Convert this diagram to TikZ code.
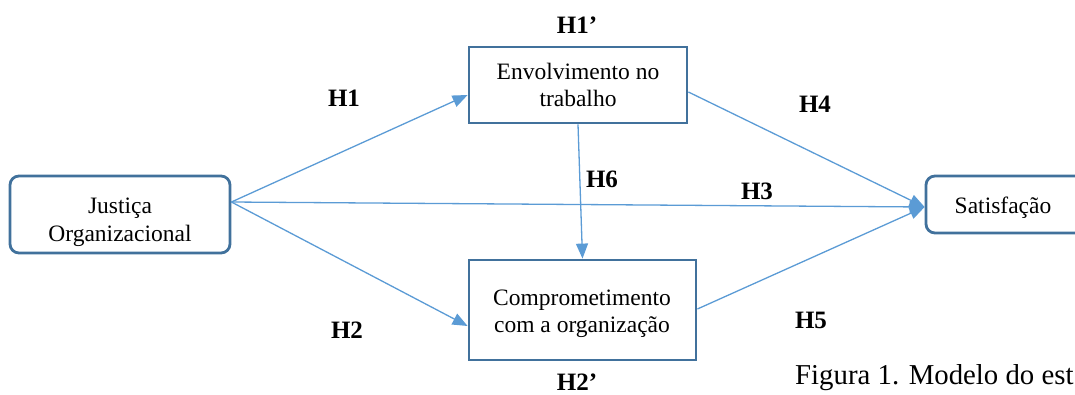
\documentclass[tikz,border=0pt]{standalone}
\usepackage{fontspec}
\setmainfont{Liberation Serif}
\usetikzlibrary{arrows.meta,calc}
\definecolor{boxc}{HTML}{41719C}
\definecolor{linec}{HTML}{5B9BD5}
\tikzset{
  box/.style={draw=boxc, line width=2.8pt, fill=none, inner sep=0pt},
  rbox/.style={box, rounded corners=9pt},
  txt/.style={font=\fontsize{23.5}{27}\selectfont, align=center, inner sep=0pt},
  hyp/.style={font=\fontsize{25}{27}\selectfont\bfseries, inner sep=0pt},
  conn/.style={draw=linec, line width=1.3pt, -{Triangle[length=15pt,width=12pt]}},
  capt/.style={font=\fontsize{28.8}{31}\selectfont, inner sep=0pt, anchor=base west},
}
\begin{document}
\begin{tikzpicture}[x=1pt,y=-1pt]
\useasboundingbox (0,0) rectangle (1075,394);
% boxes
\node[rbox, minimum width=220pt, minimum height=77pt] (jo) at (120,214.5) {};
\node[box, minimum width=218pt, minimum height=76pt] (en) at (578,85) {};
\node[box, minimum width=227pt, minimum height=100pt] (co) at (582.5,310) {};
\node[rbox, minimum width=160pt, minimum height=57pt] (sa) at (1006,204.5) {};
% texts
\node[txt, anchor=base] (jo1) at (120,213) {Justiça};
\node[txt, anchor=base] (jo2) at (120,241) {Organizacional};
\node[txt, anchor=base] (en1) at (578,79) {Envolvimento no};
\node[txt, anchor=base] (en2) at (578,106) {trabalho};
\node[txt, anchor=base] (co1) at (582,305) {Comprometimento};
\node[txt, anchor=base] (co2) at (582,332) {com a organização};
\node[txt, anchor=base] (sa1) at (1003,213) {Satisfação};
% connectors
\draw[conn] ($(jo.east)+(0,-12.5)$) -- ($(en.west)+(0,10)$);
\draw[conn] ($(jo.east)+(0,-12.5)$) -- ($(co.west)+(0,16)$);
\draw[conn] ($(jo.east)+(0,-12.5)$) -- ($(sa.west)+(0,2.5)$);
\draw[conn] ($(en.east)+(0,7)$) -- ($(sa.west)+(0,2.5)$);
\draw[conn] ($(co.east)+(0,-1)$) -- ($(sa.west)+(0,2.5)$);
\draw[conn] (en.south) -- (co.north);
% labels
\node[hyp] (h1) at (344,98) {H1};
\node[hyp] (h2) at (347,330) {H2};
\node[hyp] (h1p) at (577,25) {H1’};
\node[hyp] (h2p) at (577,382) {H2’};
\node[hyp] (h3) at (757,191) {H3};
\node[hyp] (h4) at (815,104) {H4};
\node[hyp] (h5) at (811,320) {H5};
\node[hyp] (h6) at (602,179) {H6};
\node[capt] (cap) at (795,384) {Figura 1. Modelo do est};
\end{tikzpicture}
\end{document}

........

■ Your objective
Write out the data precisely as given, excluding the pictures.

■ Output of the task
Convert this diagram to TikZ code.
\documentclass[tikz,border=0pt]{standalone}
\usepackage{fontspec}
\setmainfont{Liberation Serif}
\usetikzlibrary{arrows.meta,calc}
\definecolor{boxc}{HTML}{41719C}
\definecolor{linec}{HTML}{5B9BD5}
\tikzset{
  box/.style={draw=boxc, line width=2.8pt, fill=none, inner sep=0pt},
  rbox/.style={box, rounded corners=9pt},
  txt/.style={font=\fontsize{23.5}{27}\selectfont, align=center, inner sep=0pt},
  hyp/.style={font=\fontsize{25}{27}\selectfont\bfseries, inner sep=0pt},
  conn/.style={draw=linec, line width=1.3pt, -{Triangle[length=15pt,width=12pt]}},
  capt/.style={font=\fontsize{28.8}{31}\selectfont, inner sep=0pt, anchor=base west},
}
\begin{document}
\begin{tikzpicture}[x=1pt,y=-1pt]
\useasboundingbox (0,0) rectangle (1075,394);
% boxes
\node[rbox, minimum width=220pt, minimum height=77pt] (jo) at (120,214.5) {};
\node[box, minimum width=218pt, minimum height=76pt] (en) at (578,85) {};
\node[box, minimum width=227pt, minimum height=100pt] (co) at (582.5,310) {};
\node[rbox, minimum width=160pt, minimum height=57pt] (sa) at (1006,204.5) {};
% texts
\node[txt, anchor=base] (jo1) at (120,213) {Justiça};
\node[txt, anchor=base] (jo2) at (120,241) {Organizacional};
\node[txt, anchor=base] (en1) at (578,79) {Envolvimento no};
\node[txt, anchor=base] (en2) at (578,106) {trabalho};
\node[txt, anchor=base] (co1) at (582,305) {Comprometimento};
\node[txt, anchor=base] (co2) at (582,332) {com a organização};
\node[txt, anchor=base] (sa1) at (1003,213) {Satisfação};
% connectors
\draw[conn] ($(jo.east)+(0,-12.5)$) -- ($(en.west)+(0,10)$);
\draw[conn] ($(jo.east)+(0,-12.5)$) -- ($(co.west)+(0,16)$);
\draw[conn] ($(jo.east)+(0,-12.5)$) -- ($(sa.west)+(0,2.5)$);
\draw[conn] ($(en.east)+(0,7)$) -- ($(sa.west)+(0,2.5)$);
\draw[conn] ($(co.east)+(0,-1)$) -- ($(sa.west)+(0,2.5)$);
\draw[conn] (en.south) -- (co.north);
% labels
\node[hyp] (h1) at (344,98) {H1};
\node[hyp] (h2) at (347,330) {H2};
\node[hyp] (h1p) at (577,25) {H1’};
\node[hyp] (h2p) at (577,382) {H2’};
\node[hyp] (h3) at (757,191) {H3};
\node[hyp] (h4) at (815,104) {H4};
\node[hyp] (h5) at (811,320) {H5};
\node[hyp] (h6) at (602,179) {H6};
\node[capt] (cap) at (795,384) {Figura 1. Modelo do est};
\end{tikzpicture}
\end{document}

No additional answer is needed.